8. Changes should be vendor neutral when possible. Changes to common code
are better than duplicating changes to vendor code.
@@ -36,6 +36,87 @@ Review checklist for kvm patches
11. New guest visible features must either be documented in a hardware manual
or be accompanied by documentation.
-12. Features must be robust against reset and kexec - for example, shared
- host/guest memory must be unshared to prevent the host from writing to
- guest memory that the guest has not reserved for this purpose.
+Testing of KVM code
+-------------------
+
+All features contributed to KVM, and in many cases bugfixes too, should be
+accompanied by some kind of tests and/or enablement in open source guests
+and VMMs. KVM is covered by multiple test suites:
+
+*Selftests*
+ These are low level tests that allow granular testing of kernel APIs.
+ This includes API failure scenarios, invoking APIs after specific
+ guest instructions, and testing multiple calls to ``KVM_CREATE_VM``
+ within a single test. They are included in the kernel tree at
+ ``tools/testing/selftests/kvm``.
+
+``kvm-unit-tests``
+ A collection of small guests that test CPU and emulated device features
+ from a guest's perspective. They run under QEMU or ``kvmtool``, and
+ are generally not KVM-specific: they can be run with any accelerator
+ that QEMU support or even on bare metal, making it possible to compare
+ behavior across hypervisors and processor families.
+
+Functional test suites
+ Various sets of functional tests exist, such as QEMU's ``tests/functional``
+ suite and `avocado-vt <https://avocado-vt.readthedocs.io/en/latest/>`__.

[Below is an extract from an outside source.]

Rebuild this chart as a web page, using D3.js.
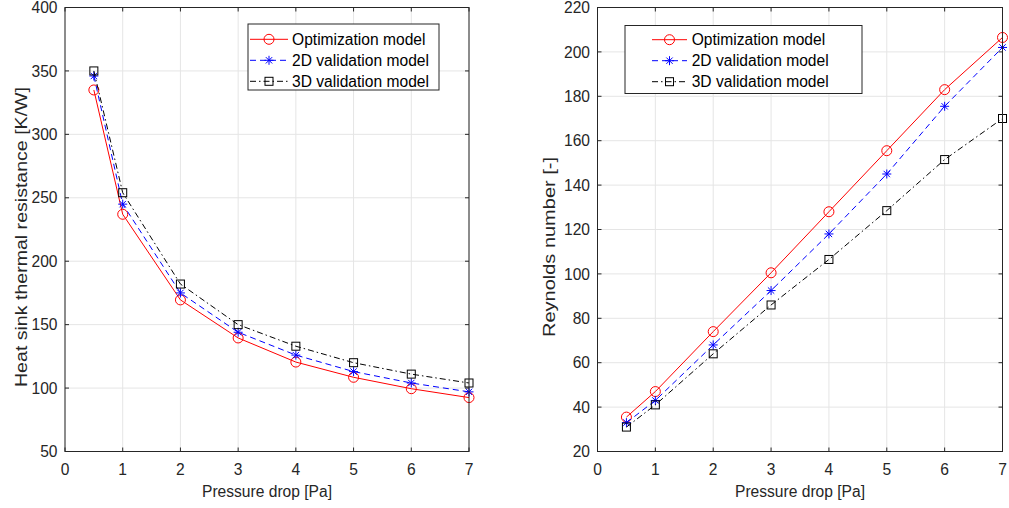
<!DOCTYPE html>
<html>
<head>
<meta charset="utf-8">
<script src="https://cdn.jsdelivr.net/npm/d3@7"></script>
<style>
  body { margin: 0; background: #fff; }
  svg { display: block; font-family: "Liberation Sans", Arial, Helvetica, sans-serif; }
</style>
</head>
<body>
<div id="chart"></div>
<script>
// 数据
const pressure = [0.5, 1, 2, 3, 4, 5, 6, 7];
const seriesNames = ["Optimization model", "2D validation model", "3D validation model"];

const resistOpt = [335, 237, 169.5, 139.5, 120.5, 108.5, 99.5, 92.5];
const resist2D = [346, 245, 175, 144, 126, 113, 104, 97];
const resist3D = [350, 254, 182, 150, 133, 120, 111, 104];

const reynoldsOpt = [35.5, 47, 74, 100.5, 128, 155.5, 183, 206.5];
const reynolds2D = [33, 43, 68, 92.5, 118, 145, 175.5, 202];
const reynolds3D = [31, 41, 64, 86, 106.5, 128.5, 151.5, 170];

const xTicks = [0, 1, 2, 3, 4, 5, 6, 7];
const leftYTicks = [50, 100, 150, 200, 250, 300, 350, 400];
const rightYTicks = [20, 40, 60, 80, 100, 120, 140, 160, 180, 200, 220];

const styles = [
    { color: "#ff0000", dash: null, marker: "circle" },
    { color: "#0000ff", dash: "6,4", marker: "star" },
    { color: "#000000", dash: "6,3,1.5,3", marker: "square" }
];

const width = 1009, height = 508;
const axisColor = "#262626";
const fs = 15.6;

const svg = d3.select("#chart").append("svg")
    .attr("width", width)
    .attr("height", height);

function drawMarker(g, type, x, y, color) {
    if (type === "circle") {
        g.append("circle").attr("cx", x).attr("cy", y).attr("r", 5)
            .attr("fill", "none").attr("stroke", color).attr("stroke-width", 1);
    } else if (type === "square") {
        g.append("rect").attr("x", x - 4).attr("y", y - 4)
            .attr("width", 8).attr("height", 8)
            .attr("fill", "none").attr("stroke", color).attr("stroke-width", 1);
    } else {
        const r = 4.5;
        [0, 45, 90, 135].forEach(a => {
            const t = a * Math.PI / 180;
            g.append("line")
                .attr("x1", x - r * Math.cos(t)).attr("y1", y - r * Math.sin(t))
                .attr("x2", x + r * Math.cos(t)).attr("y2", y + r * Math.sin(t))
                .attr("stroke", color).attr("stroke-width", 1);
        });
    }
}

function drawPanel(opts) {
    const { left, right, top, bottom, yDomain, yTicks, series, yLabel, legend } = opts;
    const x = d3.scaleLinear().domain([0, 7]).range([left, right]);
    const y = d3.scaleLinear().domain(yDomain).range([bottom, top]);
    const g = svg.append("g");

    // 网格
    g.selectAll(".gx").data(xTicks).enter().append("line")
        .attr("x1", d => x(d)).attr("x2", d => x(d))
        .attr("y1", top).attr("y2", bottom)
        .attr("stroke", "#e5e5e5").attr("stroke-width", 1);
    g.selectAll(".gy").data(yTicks).enter().append("line")
        .attr("x1", left).attr("x2", right)
        .attr("y1", d => y(d)).attr("y2", d => y(d))
        .attr("stroke", "#e5e5e5").attr("stroke-width", 1);

    // 数据线
    series.forEach((vals, i) => {
        const st = styles[i];
        const pts = pressure.map((p, j) => [x(p), y(vals[j])]);
        g.append("path")
            .attr("d", d3.line()(pts))
            .attr("fill", "none")
            .attr("stroke", st.color)
            .attr("stroke-width", 1)
            .attr("stroke-dasharray", st.dash);
        pts.forEach(p => drawMarker(g, st.marker, p[0], p[1], st.color));
    });

    // 坐标框和刻度
    g.append("rect").attr("x", left).attr("y", top)
        .attr("width", right - left).attr("height", bottom - top)
        .attr("fill", "none").attr("stroke", axisColor).attr("stroke-width", 1);
    const tl = 4;
    xTicks.forEach(t => {
        g.append("line").attr("x1", x(t)).attr("x2", x(t)).attr("y1", bottom).attr("y2", bottom - tl).attr("stroke", axisColor);
        g.append("line").attr("x1", x(t)).attr("x2", x(t)).attr("y1", top).attr("y2", top + tl).attr("stroke", axisColor);
        g.append("text").attr("x", x(t)).attr("y", bottom + 23.5)
            .attr("text-anchor", "middle").attr("font-size", fs).attr("fill", axisColor).text(t);
    });
    yTicks.forEach(t => {
        g.append("line").attr("x1", left).attr("x2", left + tl).attr("y1", y(t)).attr("y2", y(t)).attr("stroke", axisColor);
        g.append("line").attr("x1", right).attr("x2", right - tl).attr("y1", y(t)).attr("y2", y(t)).attr("stroke", axisColor);
        g.append("text").attr("x", left - 7.5).attr("y", y(t)).attr("dy", "0.36em")
            .attr("text-anchor", "end").attr("font-size", fs).attr("fill", axisColor).text(t);
    });

    // 轴标签
    g.append("text").attr("x", (left + right) / 2).attr("y", 497)
        .attr("text-anchor", "middle").attr("font-size", fs).attr("fill", axisColor)
        .text("Pressure drop [Pa]");
    g.append("text")
        .attr("transform", `translate(${opts.yLabelX}, ${opts.yLabelY}) rotate(-90)`)
        .attr("text-anchor", "middle").attr("font-size", 16.3).attr("fill", axisColor)
        .attr("textLength", opts.yLabelLen).attr("lengthAdjust", "spacingAndGlyphs")
        .text(yLabel);

    // 图例
    const lg = g.append("g");
    lg.append("rect").attr("x", legend.x).attr("y", legend.y)
        .attr("width", legend.w).attr("height", legend.h)
        .attr("fill", "#fff").attr("stroke", axisColor).attr("stroke-width", 1);
    seriesNames.forEach((name, i) => {
        const st = styles[i];
        const ry = legend.y + legend.row0 + i * 21;
        lg.append("line").attr("x1", legend.x + legend.l1).attr("x2", legend.x + legend.l2)
            .attr("y1", ry).attr("y2", ry)
            .attr("stroke", st.color).attr("stroke-width", 1)
            .attr("stroke-dasharray", st.dash);
        drawMarker(lg, st.marker, legend.x + (legend.l1 + legend.l2) / 2, ry, st.color);
        lg.append("text").attr("x", legend.x + legend.tx).attr("y", ry).attr("dy", "0.36em")
            .attr("font-size", fs).attr("fill", "#000").text(name);
    });
}

drawPanel({
    left: 65, right: 469, top: 7.5, bottom: 451.5,
    yDomain: [50, 400], yTicks: leftYTicks,
    series: [resistOpt, resist2D, resist3D],
    yLabel: "Heat sink thermal resistance [K/W]", yLabelX: 27, yLabelY: 237, yLabelLen: 300,
    legend: { x: 248, y: 24, w: 191, h: 66, row0: 15.3, l1: 2, l2: 40, tx: 44 }
});

drawPanel({
    left: 597.5, right: 1002.5, top: 7.5, bottom: 451.5,
    yDomain: [20, 220], yTicks: rightYTicks,
    series: [reynoldsOpt, reynolds2D, reynolds3D],
    yLabel: "Reynolds number [-]", yLabelX: 554.5, yLabelY: 247, yLabelLen: 180,
    legend: { x: 625, y: 25.5, w: 237, h: 68, row0: 14.2, l1: 27, l2: 62, tx: 66.7 }
});
</script>
</body>
</html>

+ These typically involve running a full operating system in a virtual
+ machine.
+
+The best testing approach depends on the feature's complexity and
+operation. Here are some examples and guidelines:
+
+New instructions (no new registers or APIs)
+ The corresponding CPU features (if applicable) should be made available
+ in QEMU. If the instructions require emulation support or other code in
+ KVM, it is worth adding coverage to ``kvm-unit-tests`` or selftests;
+ the latter can be a better choice if the instructions relate to an API
+ that already has good selftest coverage.
+
+New hardware features (new registers, no new APIs)

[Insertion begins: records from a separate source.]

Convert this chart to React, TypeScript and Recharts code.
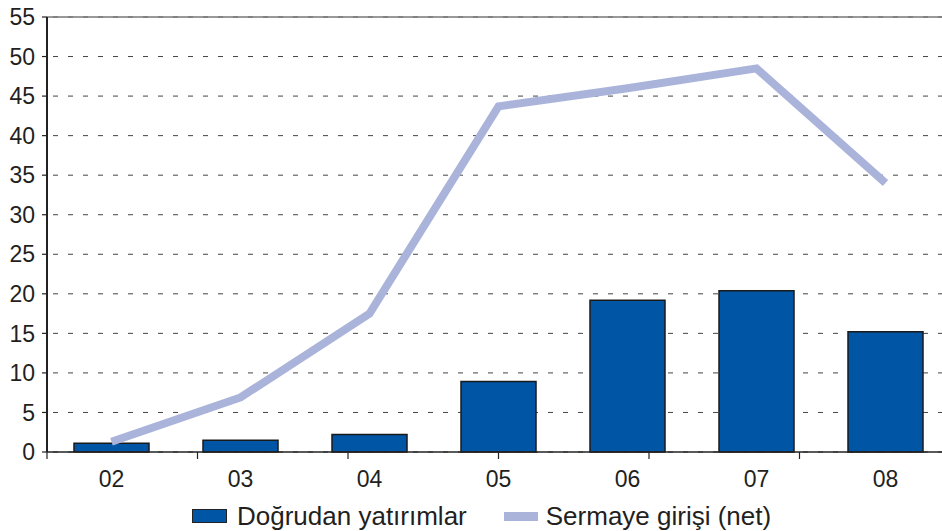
import React from 'react';
import { ComposedChart, Bar, Line, XAxis, YAxis, CartesianGrid, ReferenceLine, Legend } from 'recharts';

const categories = ['02', '03', '04', '05', '06', '07', '08'];
const dogrudanYatirimlar = [1.1, 1.5, 2.2, 8.9, 19.2, 20.4, 15.2];
const sermayeGirisi = [1.3, 6.9, 17.5, 43.7, 46.0, 48.5, 34.0];
const yTicks = [0, 5, 10, 15, 20, 25, 30, 35, 40, 45, 50, 55];
const boundaryTicks = [0, 1, 2, 3, 4, 5, 6];

const BAR_NAME = 'Doğrudan yatırımlar';
const LINE_NAME = 'Sermaye girişi (net)';

const data = categories.map((c, i) => ({
  cat: c,
  bar: dogrudanYatirimlar[i],
  line: sermayeGirisi[i],
}));

const FONT = '"Liberation Sans", Arial, Helvetica, sans-serif';
const BAR_COLOR = '#0055a4';
const LINE_COLOR = '#aab4da';

const EmptyTick = () => <g />;

const LegendContent = () => (
  <div
    style={{
      display: 'flex',
      alignItems: 'center',
      height: 30,
      paddingLeft: 192,
      fontFamily: FONT,
      fontSize: 26,
      color: '#231f20',
      boxSizing: 'border-box',
    }}
  >
    <span
      style={{
        display: 'inline-block',
        width: 33,
        height: 12,
        background: BAR_COLOR,
        border: '1px solid #222',
        marginRight: 10,
      }}
    />
    <span style={{ marginRight: 37 }}>{BAR_NAME}</span>
    <span
      style={{
        display: 'inline-block',
        width: 34,
        height: 9,
        background: LINE_COLOR,
        marginRight: 8,
      }}
    />
    <span>{LINE_NAME}</span>
  </div>
);

export default function App() {
  return (
    <div
      style={{
        position: 'absolute',
        left: 0,
        top: 0,
        width: 942,
        height: 531,
        overflow: 'hidden',
        background: '#fff',
      }}
    >
      <ComposedChart
        width={950}
        height={531}
        data={data}
        margin={{ top: 17, right: 0, bottom: 0, left: 0 }}
        style={{ fontFamily: FONT }}
      >
        <CartesianGrid
          xAxisId={1}
          vertical={false}
          stroke="#444"
          strokeDasharray="5 10"
          strokeDashoffset={-6}
        />
        <ReferenceLine xAxisId={1} y={55} stroke="#777" strokeWidth={1.5} />
        <XAxis
          xAxisId={0}
          type="number"
          domain={[0, 7]}
          ticks={boundaryTicks}
          interval={0}
          tick={EmptyTick}
          axisLine={{ stroke: '#222', strokeWidth: 1.5 }}
          tickLine={{ stroke: '#222', strokeWidth: 1.2 }}
          tickSize={7}
          height={2}
          allowDataOverflow
        />
        <XAxis
          xAxisId={1}
          dataKey="cat"
          tickLine={false}
          axisLine={false}
          tick={{ fill: '#231f20', fontSize: 23 }}
          tickMargin={11}
          height={47}
        />
        <YAxis
          domain={[0, 55]}
          ticks={yTicks}
          interval={0}
          width={47}
          tickSize={5}
          tickMargin={7}
          axisLine={{ stroke: '#222', strokeWidth: 2 }}
          tickLine={{ stroke: '#222', strokeWidth: 1.2 }}
          tick={{ fill: '#231f20', fontSize: 23 }}
        />
        <Bar
          xAxisId={1}
          dataKey="bar"
          name={BAR_NAME}
          fill={BAR_COLOR}
          stroke="#1a1a1a"
          strokeWidth={1.5}
          barSize={75}
          isAnimationActive={false}
        />
        <Line
          xAxisId={1}
          type="linear"
          dataKey="line"
          name={LINE_NAME}
          stroke={LINE_COLOR}
          strokeWidth={8}
          dot={false}
          activeDot={false}
          strokeLinejoin="miter"
          strokeLinecap="butt"
          isAnimationActive={false}
        />
        <Legend verticalAlign="bottom" height={30} content={<LegendContent />} />
      </ComposedChart>
    </div>
  );
}
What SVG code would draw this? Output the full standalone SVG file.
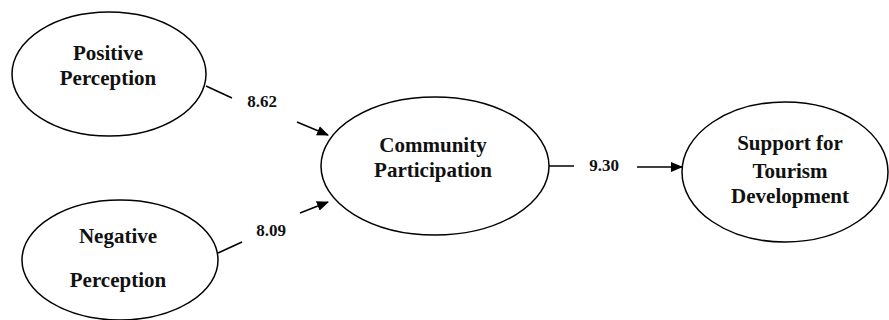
<svg xmlns="http://www.w3.org/2000/svg" width="889" height="320" viewBox="0 0 889 320">
<style>
.node ellipse{fill:#fff;stroke:#000;stroke-width:1.5}
.node text{font-family:"Liberation Serif","Times New Roman",serif;font-weight:bold;font-size:21px;text-anchor:middle;fill:#111}
.lbl{font-family:"Liberation Serif","Times New Roman",serif;font-weight:bold;font-size:17px;text-anchor:middle;fill:#111}
.edge{stroke:#000;stroke-width:1.5;fill:none}
</style>
<defs>
<marker id="ah" markerWidth="12" markerHeight="10" refX="11" refY="5" orient="auto" markerUnits="userSpaceOnUse">
<path d="M0,0 L12,5 L0,10 Z" fill="#000"/>
</marker>
</defs>
<rect width="889" height="320" fill="#fff"/>
<g id="connectors">
<line class="edge" x1="206" y1="86" x2="232" y2="98"/>
<line class="edge" x1="297" y1="122" x2="328" y2="135" marker-end="url(#ah)"/>
<line class="edge" x1="218" y1="253" x2="242" y2="242"/>
<line class="edge" x1="300" y1="213" x2="328" y2="202" marker-end="url(#ah)"/>
<line class="edge" x1="549" y1="166" x2="574" y2="166"/>
<line class="edge" x1="637" y1="167" x2="682" y2="167" marker-end="url(#ah)"/>
<text class="lbl" x="262" y="107">8.62</text>
<text class="lbl" x="271" y="236">8.09</text>
<text class="lbl" x="604" y="171">9.30</text>
</g>
<g id="positive" class="node">
<ellipse cx="109" cy="74" rx="97" ry="62"/>
<text x="108" y="60">Positive</text>
<text x="108" y="85">Perception</text>
</g>
<g id="negative" class="node">
<ellipse cx="120" cy="260" rx="98" ry="60"/>
<text x="118" y="243">Negative</text>
<text x="118" y="287">Perception</text>
</g>
<g id="community" class="node">
<ellipse cx="435" cy="166" rx="114" ry="69"/>
<text x="433" y="152">Community</text>
<text x="433" y="177">Participation</text>
</g>
<g id="support" class="node">
<ellipse cx="785" cy="172" rx="103" ry="70"/>
<text x="790" y="150">Support for</text>
<text x="790" y="178">Tourism</text>
<text x="790" y="203">Development</text>
</g>
</svg>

+ These should be tested via ``kvm-unit-tests``; this more or less implies
+ supporting them in QEMU and/or ``kvmtool``. In some cases selftests
+ can be used instead, similar to the previous case, or specifically to
+ test corner cases in guest state save/restore.
+
+Bug fixes and performance improvements
+ These usually do not introduce new APIs, but it's worth sharing
+ any benchmarks and tests that will validate your contribution,
+ ideally in the form of regression tests. Tests and benchmarks
+ can be included in either ``kvm-unit-tests`` or selftests, depending
+ on the specifics of your change. Selftests are especially useful for
+ regression tests because they are included directly in Linux's tree.
+
+Large scale internal changes
+ While it's difficult to provide a single policy, you should ensure that
+ the changed code is covered by either ``kvm-unit-tests`` or selftests.

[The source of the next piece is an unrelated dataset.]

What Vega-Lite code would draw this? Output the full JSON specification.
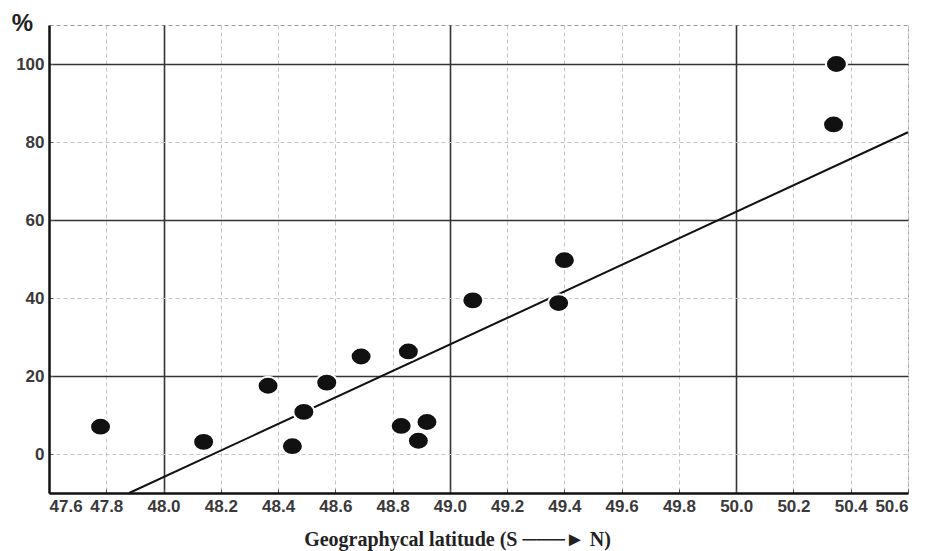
{
  "$schema": "https://vega.github.io/schema/vega-lite/v6.json",
  "width": 859,
  "height": 468,
  "autosize": {"type": "none"},
  "padding": {"left": 49, "top": 25, "right": 17, "bottom": 58},
  "background": "white",
  "config": {
    "view": {"stroke": "#999", "strokeDash": [4, 3], "strokeWidth": 1}
  },
  "layer": [
    {
      "data": {"values": [{"lat": 47.88, "pct": -10}, {"lat": 50.6, "pct": 82.5}]},
      "mark": {"type": "line", "color": "#111", "strokeWidth": 2},
      "encoding": {
        "x": {
          "field": "lat", "type": "quantitative",
          "scale": {"domain": [47.6, 50.6], "nice": false, "zero": false},
          "axis": {
            "values": [47.6, 47.8, 48.0, 48.2, 48.4, 48.6, 48.8, 49.0, 49.2, 49.4, 49.6, 49.8, 50.0, 50.2, 50.4, 50.6],
            "format": ".1f",
            "labelFont": "Liberation Sans", "labelFontWeight": "bold", "labelColor": "#3a3a3a", "labelFontSize": 17,
            "grid": true,
            "gridColor": {"condition": {"test": "abs(datum.value - round(datum.value)) < 0.001", "value": "#333"}, "value": "#c4c4c4"},
            "gridDash": {"condition": {"test": "abs(datum.value - round(datum.value)) < 0.001", "value": []}, "value": [4, 3]},
            "gridWidth": {"condition": {"test": "abs(datum.value - round(datum.value)) < 0.001", "value": 1.6}, "value": 1},
            "domainColor": "#111", "domainWidth": 2.5,
            "ticks": true, "tickSize": -4, "tickColor": "#555",
            "labelPadding": 9,
            "title": "Geographycal latitude (S ───► N)",
            "titleFont": "Liberation Serif", "titleFontSize": 20, "titleFontWeight": "bold", "titleColor": "#222",
            "titleX": 408, "titleY": 52, "titleBaseline": "alphabetic", "titleAlign": "center"
          }
        },
        "y": {
          "field": "pct", "type": "quantitative",
          "scale": {"domain": [-10, 110], "nice": false, "zero": false},
          "axis": {
            "values": [0, 20, 40, 60, 80, 100],
            "labelFont": "Liberation Sans", "labelFontWeight": "bold", "labelColor": "#3a3a3a", "labelFontSize": 17,
            "grid": true,
            "gridColor": {"condition": {"test": "datum.value % 40 == 20", "value": "#333"}, "value": "#c4c4c4"},
            "gridDash": {"condition": {"test": "datum.value % 40 == 20", "value": []}, "value": [4, 3]},
            "gridWidth": {"condition": {"test": "datum.value % 40 == 20", "value": 1.6}, "value": 1},
            "domainColor": "#111", "domainWidth": 2.5,
            "ticks": true, "tickSize": -4, "tickColor": "#555",
            "labelPadding": 9,
            "title": "%",
            "titleFont": "Liberation Sans", "titleFontSize": 24, "titleFontWeight": "bold", "titleColor": "#222",
            "titleAngle": 0, "titleX": -27, "titleY": -2, "titleAlign": "center", "titleBaseline": "middle"
          }
        }
      }
    },
    {
      "data": {"values": [
        {"lat": 47.78, "pct": 7},
        {"lat": 48.14, "pct": 3.1},
        {"lat": 48.365, "pct": 17.5},
        {"lat": 48.45, "pct": 2},
        {"lat": 48.49, "pct": 10.8},
        {"lat": 48.57, "pct": 18.3},
        {"lat": 48.69, "pct": 25},
        {"lat": 48.83, "pct": 7.2},
        {"lat": 48.855, "pct": 26.3},
        {"lat": 48.89, "pct": 3.4},
        {"lat": 48.92, "pct": 8.2},
        {"lat": 49.08, "pct": 39.4},
        {"lat": 49.38, "pct": 38.7},
        {"lat": 49.4, "pct": 49.7},
        {"lat": 50.34, "pct": 84.5},
        {"lat": 50.35, "pct": 100}
      ]},
      "mark": {"type": "point", "shape": "M -1 0 A 1 0.85 0 1 0 1 0 A 1 0.85 0 1 0 -1 0 Z", "filled": true, "color": "#111", "opacity": 1, "size": 440, "stroke": "white", "strokeWidth": 2},
      "encoding": {
        "x": {"field": "lat", "type": "quantitative"},
        "y": {"field": "pct", "type": "quantitative"}
      }
    }
  ]
}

+ In some cases the affected code is run for any guests and functional
+ tests suffice. Explain your testing process in the cover letter,
+ as that can help identify gaps in existing test suites.
+
+New APIs
+ It is important to demonstrate your use case. This can be as simple as
+ explaining that the feature is already in use on bare metal, or it can be
+ a proof-of-concept implementation in userspace. The latter need not be
+ open source, though that is of course preferrable for easier testing.
+ Selftests should test corner cases of the APIs, and should also cover
+ basic host and guest operation if no open source VMM uses the feature.
+
+Bigger features, usually spanning host and guest
+ These should be supported by Linux guests, with limited exceptions for
+ Hyper-V features that are testable on Windows guests. It is strongly
+ suggested that the feature be usable with an open source host VMM, such
+ as at least one of QEMU or crosvm, and guest firmware. Selftests should
+ test at least API error cases. Guest operation can be covered by
+ either selftests of ``kvm-unit-tests`` (this is especially important for
+ paravirtualized and Windows-only features). Strong selftest coverage
+ can also be a replacement for implementation in an open source VMM,
+ but this is generally not recommended.
+
+Following the above suggestions for testing in selftests and
+``kvm-unit-tests`` will make it easier for the maintainers to review
+and accept your code. In fact, even before you contribute your changes
+upstream it will make it easier for you to develop for KVM.
+
+Of course, the KVM maintainers reserve the right to require more tests,
+though they may also waive the requirement from time to time.